Three gubernatorial candidates took on one of the toughest questions possible Monday night when asked at a forum at Lipscomb University how best to respond to a massive flood like the one Nashville and much of the state just endured.
U.S. Rep. Zach Wamp said he brought a national perspective to such a special challenge. Knoxville Mayor Bill Haslam emphasized the need to set the right priorities in organizing a response. Jackson businessman Mike McWherter talked about his personal hardship from the storm and described joining the sandbagging efforts at MetroCenter in Nashville. One other candidate, Lt. Gov. Ron Ramsey, was scheduled to attend but couldn’t because he had to work — in session at the Legislature.
Wamp, Haslam and Ramsey are Republicans. McWherter is the lone Democrat in the field.
The question itself about the flood came in unusual fashion, preceded by a three-minute video of images from the storm accompanied by music. The mood was reflective, not so much somber, at the Collins Auditorium event held by the Nashville Junior Chamber of Commerce. Joel Sullivan, CEO of the Nashville Area Red Cross, addressed the audience after the candidates spoke, and the evening was all the more poignant given that Lipscomb’s Allen Arena had served as a shelter for victims.
Wamp said the circumstance presents the challenge of making key decision-makers understand the magnitude of the problem many of the flood’s victims face, due to its historic nature, and he likened the situation to Hurricane Katrina.
“We’ve got to make a consolidated effort to convince people that those who were affected by Katrina and the Gulf storm surge are no different than Tennesseans who didn’t have flood insurance,” Wamp said.
“The challenge we have here is asking the United States government to do more for us than the normal FEMA rule, because a lot of young families had no idea when this week began that they would effectively end up with a second mortgage, because all they may qualify for is a long-term low-interest loan.
“This is important for us to stand together as a state and ask the federal government to help us even more.”
Wamp said there was no one else in the race with as much experience in this area as he has. He said he had toured the Katrina zone as a member of Congress multiple times and wrote reports for the Appropriations Committee on the challenges regarding Katrina.
McWherter explained that his company in Jackson was flooded.
“There was 21 inches of water in my office,” McWherter said. “I was watching tadpoles swim around my desk that evening.”
He said after Interstate 40 opened up, he drove to Nashville for the volunteer work.
“I wanted to prevent what had happened to me,” he said.

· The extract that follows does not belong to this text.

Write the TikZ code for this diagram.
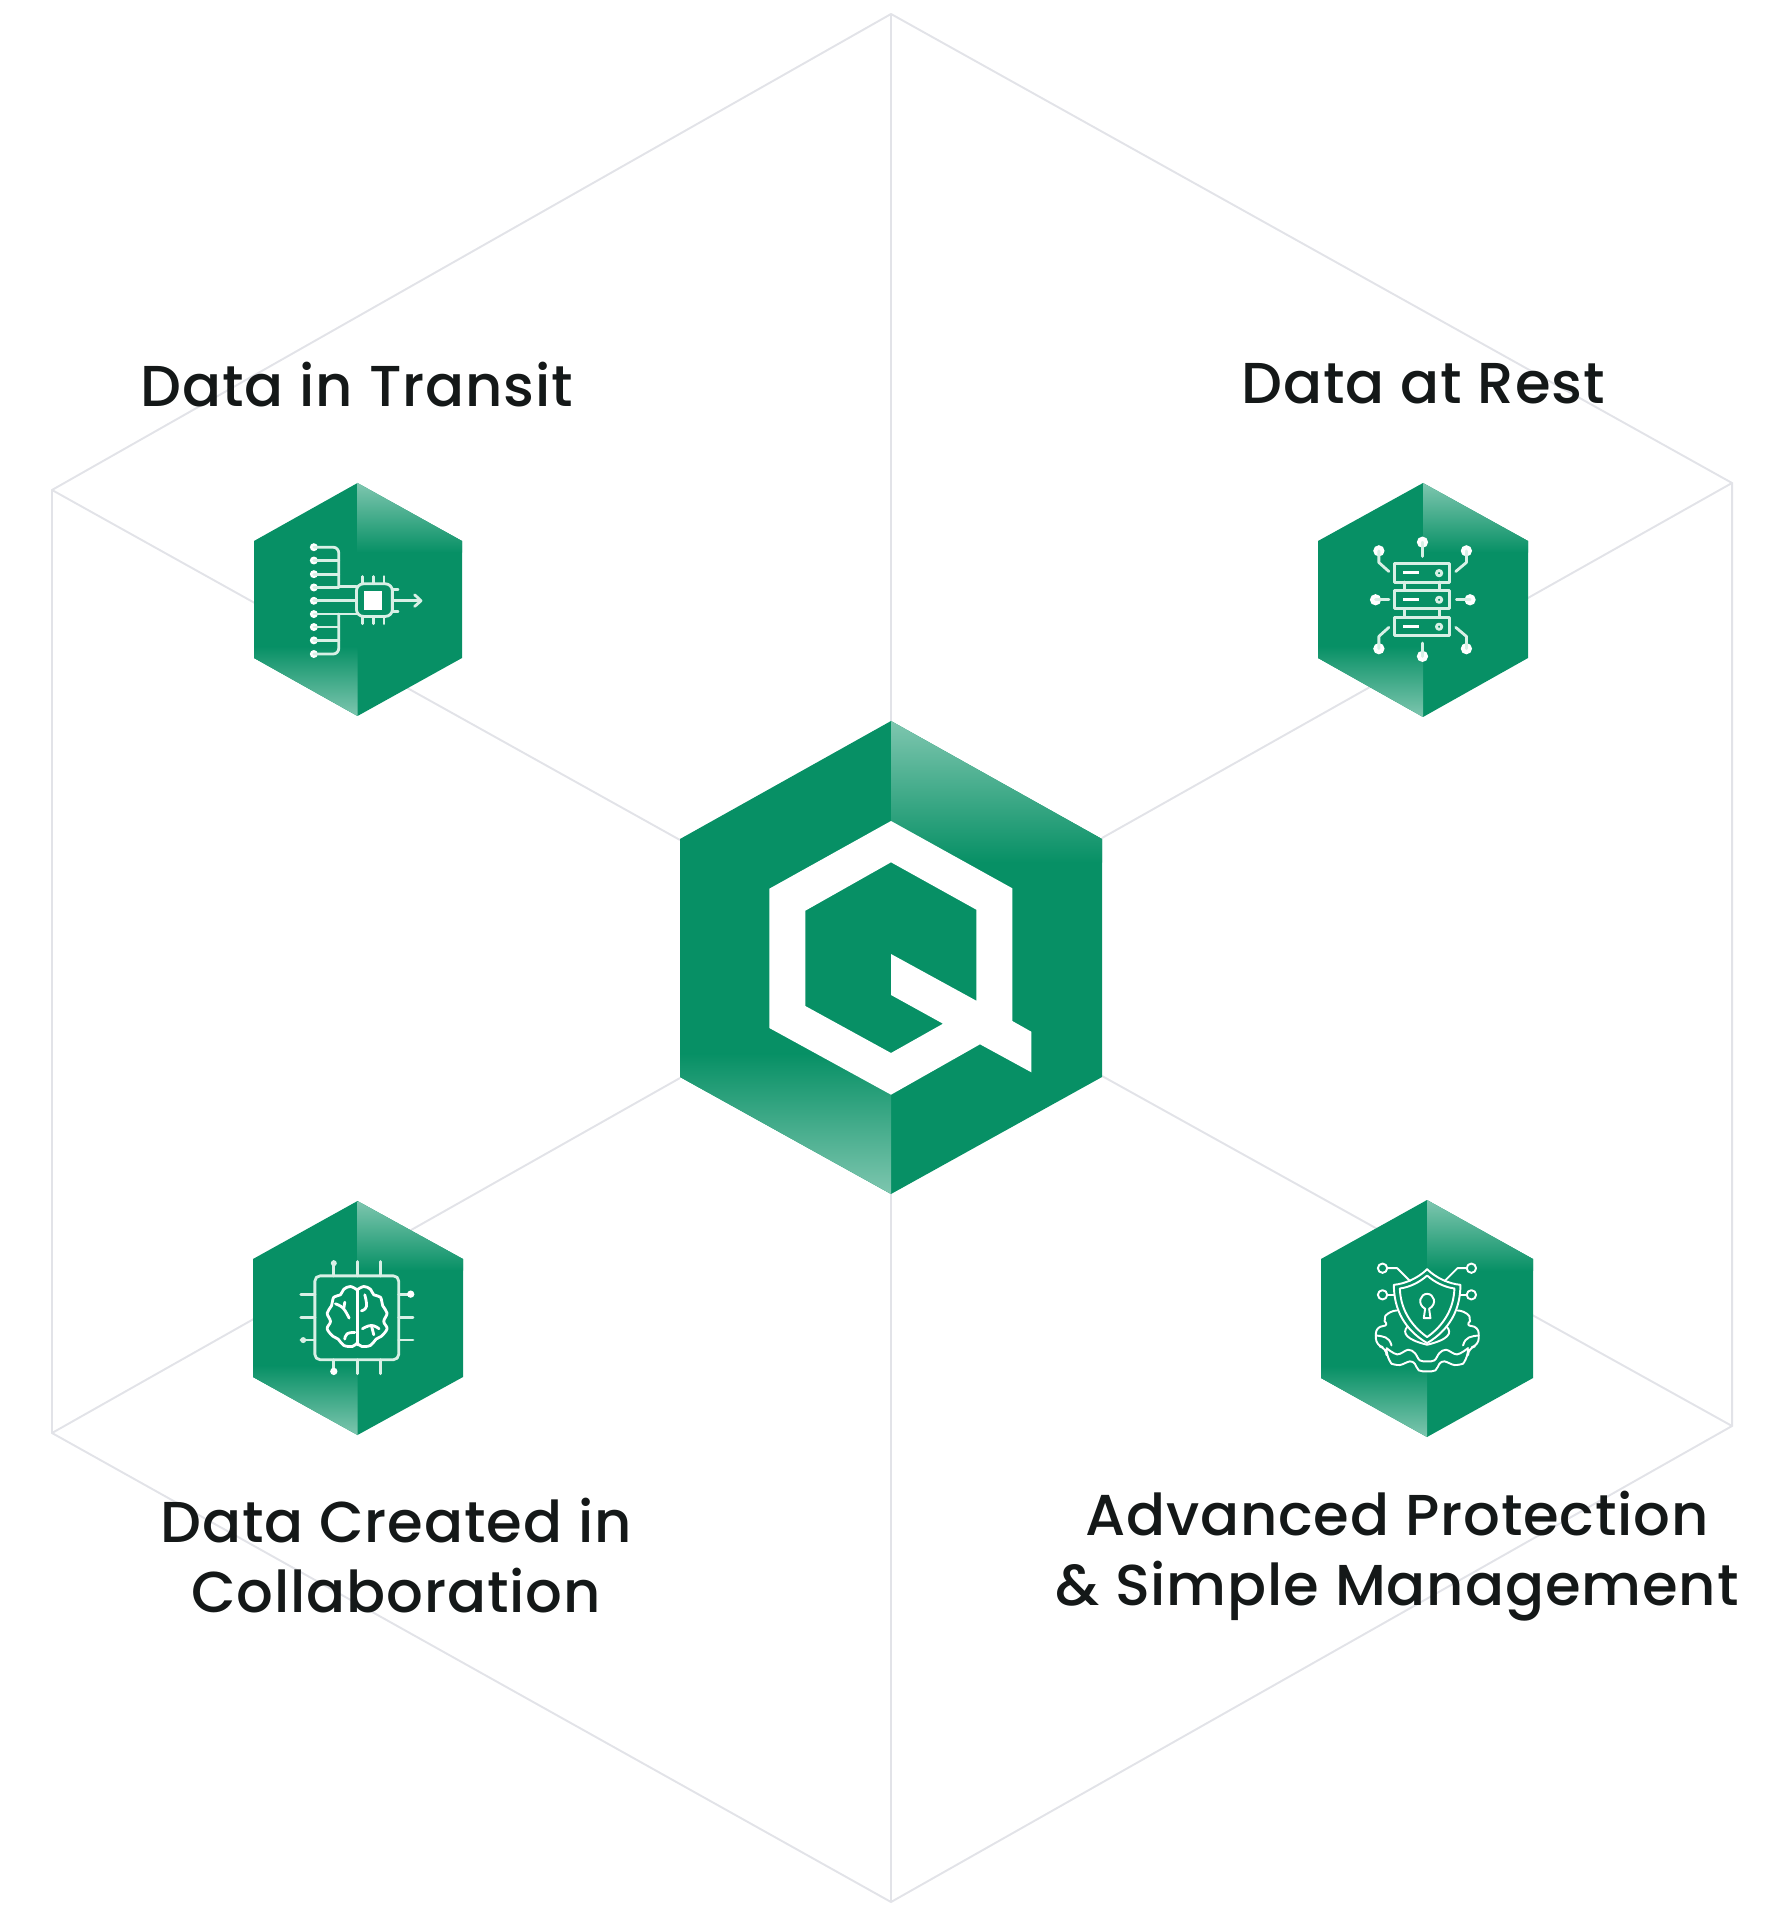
\documentclass[tikz,border=0pt]{standalone}
\usepackage{fontspec}
\setmainfont{Poppins Medium}[LetterSpace=1.5]
\usepackage{tikz}
\usetikzlibrary{positioning}
\definecolor{qgreen}{HTML}{079065}
\definecolor{qlight}{HTML}{7EC6AF}
\definecolor{wireline}{HTML}{E2E3E8}
\definecolor{labelink}{HTML}{141818}
\definecolor{iconwhite}{HTML}{D8F0E6}

\newcommand{\hexbadge}[7]{%
    \pgfmathsetmacro{\bandup}{#5+0.2*(#5-#4)}
    \pgfmathsetmacro{\bandlow}{#6-0.2*(#7-#6)}
    \fill[qgreen] (#1,#4) -- (#3,#5) -- (#3,#6) -- (#1,#7) -- (#2,#6) -- (#2,#5) -- cycle;
    \shade[top color=qlight, bottom color=qgreen] (#1,#4) -- (#3,#5) -- (#3,\bandup) -- (#1,\bandup) -- cycle;
    \shade[top color=qgreen, bottom color=qlight] (#1,#7) -- (#2,#6) -- (#2,\bandlow) -- (#1,\bandlow) -- cycle;
}

\begin{document}
\begin{tikzpicture}[x=0.01cm, y=-0.01cm,
            wire/.style={draw=wireline, line width=0.55pt},
            label/.style={text=labelink, align=center, inner sep=0pt, font=\fontsize{16.4}{19.9}\selectfont},
            zoomed/.style={x=0.00333cm, y=-0.00333cm},
            icon/.style={draw=iconwhite, line width=0.8pt, line cap=round, line join=round},
            thinicon/.style={draw=white, line width=0.55pt, line cap=round, line join=round}]
    \useasboundingbox (0,0) rectangle (1782,1916);

    \coordinate (outT) at (891,14);
    \coordinate (outRU) at (1732,483);
    \coordinate (outRL) at (1732,1426);
    \coordinate (outB) at (891,1902);
    \coordinate (outLL) at (52,1433);
    \coordinate (outLU) at (52,490);
    \coordinate (hubT) at (891,721);
    \coordinate (hubRU) at (1102,838);
    \coordinate (hubRL) at (1102,1076);
    \coordinate (hubB) at (891,1194);
    \coordinate (hubLL) at (680,1078);
    \coordinate (hubLU) at (680,840);

    \draw[wire] (outT) -- (outRU) -- (outRL) -- (outB) -- (outLL) -- (outLU) -- cycle;
    \draw[wire] (outT) -- (hubT);
    \draw[wire] (outB) -- (hubB);
    \draw[wire] (outRU) -- (hubRU);
    \draw[wire] (outRL) -- (hubRL);
    \draw[wire] (outLU) -- (hubLU);
    \draw[wire] (outLL) -- (hubLL);

    \hexbadge{891}{680}{1102}{721}{839}{1077}{1194}
    \fill[white, even odd rule] (891,821) -- (1012.3,888.3) -- (1012.3,1021) -- (1031.3,1031.7) -- (1031.3,1072.3) -- (980,1044.3) -- (891,1094.7) -- (769.3,1028) -- (769.3,888.7) -- cycle
        (891,862.3) -- (976.3,909.7) -- (976.3,1000.7) -- (891,954) -- (891,995) -- (943,1023.7) -- (891,1053) -- (805.3,1006) -- (805.3,910.7) -- cycle;

    \hexbadge{357.5}{254}{462}{483}{541}{658}{716}
    \hexbadge{1423}{1318}{1528}{483}{541}{658}{717}
    \hexbadge{357.5}{253}{463}{1201}{1259}{1377}{1435}
    \hexbadge{1427}{1321}{1533}{1200}{1259}{1378}{1437}

    \node[label] (transit) at (357,385) {Data in Transit};
    \node[label] (rest) at (1423,384) {Data at Rest};
    \node[label] (collab) at (396,1556) {Data Created in\\Collaboration};
    \node[label] (protect) at (1397,1556) {Advanced Protection\\\& Simple Management};

    \begin{scope}[shift={(220,460)}, zoomed]
        \foreach \y in {262,302,343,383,423,463,502,542,583}
            \fill[white] (282,\y) circle (12);
        \draw[icon] (282,262) -- (340,262) to[out=0, in=90] (357,280) -- (357,380) -- (410,380);
        \draw[icon] (282,302) -- (357,302);
        \draw[icon] (282,343) -- (357,343);
        \draw[icon] (282,383) -- (357,383);
        \draw[icon] (282,423) -- (410,423);
        \draw[icon] (282,463) -- (410,463);
        \draw[icon] (282,502) -- (357,502);
        \draw[icon] (282,542) -- (357,542);
        \draw[icon] (282,583) -- (340,583) to[out=0, in=-90] (357,565) -- (357,463);
        \draw[icon, rounded corners=2pt] (410,372) rectangle (518,470);
        \foreach \x in {427,460,493} {
            \draw[icon] (\x,350) -- (\x,372);
            \draw[icon] (\x,470) -- (\x,492);
        }
        \draw[icon] (518,390) -- (535,390);
        \draw[icon] (518,455) -- (535,455);
        \draw[icon] (518,423) -- (602,423);
        \draw[icon] (585,405) -- (604,423) -- (585,440);
        \fill[white] (432,395) rectangle (488,452);
    \end{scope}

    \begin{scope}[shift={(1290,460)}, zoomed]
        \foreach \y in {312,392,473} {
            \draw[icon] (315,\y) rectangle (480,\y+55);
            \fill[white] (340,\y+23) rectangle (388,\y+32);
            \draw[icon] (448,\y+28) circle (8);
        }
        \foreach \x in {345,450} {
            \draw[icon] (\x,367) -- (\x,392);
            \draw[icon] (\x,447) -- (\x,473);
        }
        \foreach \px/\py in {267/273,398/247,530/273,257/420,541/420,267/567,398/590,530/567}
            \fill[white] (\px,\py) circle (17);
        \draw[icon] (267,273) -- (267,308) -- (297,335);
        \draw[icon] (398,247) -- (398,290);
        \draw[icon] (530,273) -- (530,308) -- (498,335);
        \draw[icon] (257,420) -- (297,420);
        \draw[icon] (541,420) -- (500,420);
        \draw[icon] (267,567) -- (267,530) -- (297,503);
        \draw[icon] (398,590) -- (398,550);
        \draw[icon] (530,567) -- (530,530) -- (498,503);
    \end{scope}

    \begin{scope}[shift={(220,1180)}, zoomed]
        \draw[icon, rounded corners=1.5pt] (285,288) rectangle (537,540);
        \foreach \k in {342,412,482} {
            \draw[icon] (\k,288) -- (\k,245);
            \draw[icon] (\k,540) -- (\k,582);
        }
        \foreach \k in {343,412,481} {
            \draw[icon] (285,\k) -- (243,\k);
            \draw[icon] (537,\k) -- (580,\k);
        }
        \fill[iconwhite] (342,250) circle (9);
        \fill[white] (342,575) circle (11);
        \fill[iconwhite] (250,481) circle (9);
        \fill[white] (573,343) circle (11);
        \draw[thinicon, line width=0.8pt] (412,330) -- (412,495);
        \draw[thinicon, line width=0.8pt] plot[smooth, tension=0.6] coordinates {(412,330) (392,320) (372,328) (362,345) (342,352) (335,378) (322,400) (332,425) (322,447) (340,470) (355,478) (372,497) (398,500) (412,490)};
        \draw[thinicon, line width=0.8pt] plot[smooth, tension=0.6] coordinates {(412,330) (432,320) (452,328) (462,345) (482,352) (489,378) (502,400) (492,425) (502,447) (484,470) (469,478) (452,497) (426,500) (412,490)};
        \draw[thinicon, line width=0.8pt] plot[smooth, tension=0.7] coordinates {(347,372) (370,385) (388,415)};
        \draw[thinicon, line width=0.8pt] (375,367) -- (372,385);
        \draw[thinicon, line width=0.8pt] plot[smooth, tension=0.8] coordinates {(375,478) (382,462) (405,458)};
        \draw[thinicon, line width=0.8pt] plot[smooth, tension=0.8] coordinates {(435,345) (440,380) (425,393)};
        \draw[thinicon, line width=0.8pt] plot[smooth, tension=0.8] coordinates {(428,447) (455,437) (478,447)};
        \draw[thinicon, line width=0.8pt] (455,437) -- (462,465);
    \end{scope}

    \begin{scope}[shift={(1290,1180)}, zoomed]
        \draw[thinicon] (412,268) .. controls (385,295) and (345,312) .. (312,315) .. controls (312,390) and (345,450) .. (412,490) .. controls (479,450) and (512,390) .. (512,315) .. controls (479,312) and (439,295) .. (412,268) -- cycle;
        \draw[thinicon] (412,287) .. controls (390,307) and (360,322) .. (330,326) .. controls (332,385) and (360,435) .. (412,472) .. controls (464,435) and (492,385) .. (494,326) .. controls (464,322) and (434,307) .. (412,287) -- cycle;
        \draw[thinicon] (402,415) -- (406,387) .. controls (380,372) and (392,342) .. (412,342) .. controls (432,342) and (444,372) .. (418,387) -- (422,415) -- cycle;
        \draw[thinicon] (278,265) circle (14);
        \draw[thinicon] (545,265) circle (14);
        \draw[thinicon] (278,345) circle (14);
        \draw[thinicon] (545,345) circle (14);
        \draw[thinicon] (292,265) -- (322,265) -- (360,303);
        \draw[thinicon] (531,265) -- (503,265) -- (465,303);
        \draw[thinicon] (292,345) -- (312,345);
        \draw[thinicon] (531,345) -- (512,345);
        \draw[thinicon, rounded corners=2pt] (322,392) -- (300,392) .. controls (285,410) and (285,425) .. (300,438) -- (258,440) -- (258,497) -- (290,505) -- (290,530) -- (305,552);
        \draw[thinicon, rounded corners=2pt] (502,392) -- (525,392) .. controls (540,410) and (540,425) .. (525,438) -- (567,440) -- (567,497) -- (535,505) -- (535,530) -- (520,552);
        \draw[thinicon] plot[smooth, tension=0.6] coordinates {(305,552) (330,556) (360,545) (375,552) (387,572) (412,575) (437,572) (449,552) (464,545) (494,556) (520,552)};
        \draw[thinicon] plot[smooth, tension=0.6] coordinates {(290,505) (322,524) (355,510) (375,520) (390,542) (412,545) (434,542) (449,520) (469,510) (502,524) (535,505)};
        \draw[thinicon] (353,440) .. controls (335,460) and (350,480) .. (412,495) .. controls (475,480) and (490,460) .. (470,440);
        \draw[thinicon] (258,467) .. controls (280,470) and (298,470) .. (305,497);
        \draw[thinicon] (567,467) .. controls (545,470) and (527,470) .. (520,497);
    \end{scope}
\end{tikzpicture}
\end{document}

Haslam described talking to people as divergent as Colin Reed, chief of Gaylord Entertainment, home of the flooded Gaylord Opryland Resort hotel and the Grand Ole Opry House, to a man running a funeral home in Millington.
“The governor’s job is to figure out what is happening, what the state can do to help, then immediately talk to the federal government,” Haslam said. “One of the unique things in this was the widespread impact. It will be a lot more work and take a little longer than maybe it has in the past.”
McWherter complimented the work of Nashville Mayor Karl Dean and Gov. Phil Bredesen and said that was the kind of leader he would like to be.
The forum did not deal solely with the flood. One noteworthy item was that the forum presented a clear case of a conflict of interest, with a candidate openly admitting he would have to step aside on an issue.
That was McWherter on the issue of whether wine should be sold in grocery stores. The issue is whether large grocery businesses should be able to sell wine, which is now fundamental to small-business liquor stores. McWherter is a beer distributor and has an interest in how that issue would affect his business. He openly admitted it and said he would leave the decision to the legislature.
McWherter began his answer by saying, “I am a beer wholesaler, and I prefer that everybody drink beer.”
The issue of a conflict of interest has come up before with Haslam and his family’s business, Pilot Corp., which runs Pilot Travel Centers, but Haslam has been hit on that issue mainly as a roads issue. Haslam said on the wine matter it’s important to protect the investment of small businesses, saying, “My tendency now, until I hear something better, is to leave the law as it is.”
Ramsey’s absence didn’t prevent Wamp from pointing out that when Ramsey first went to the Legislature, there were 10,000 fewer people who worked in state government. Ramsey has painted himself as one who would cut government, but the Wamp campaign has linked Ramsey to the growth in state government during his time in state office.
Wamp, who has been criticized for being part of the problem in Washington in his role as a congressman, used the forum to emphasize his knowledge of how the federal government functions, given that over half the state budget is federal money passing through.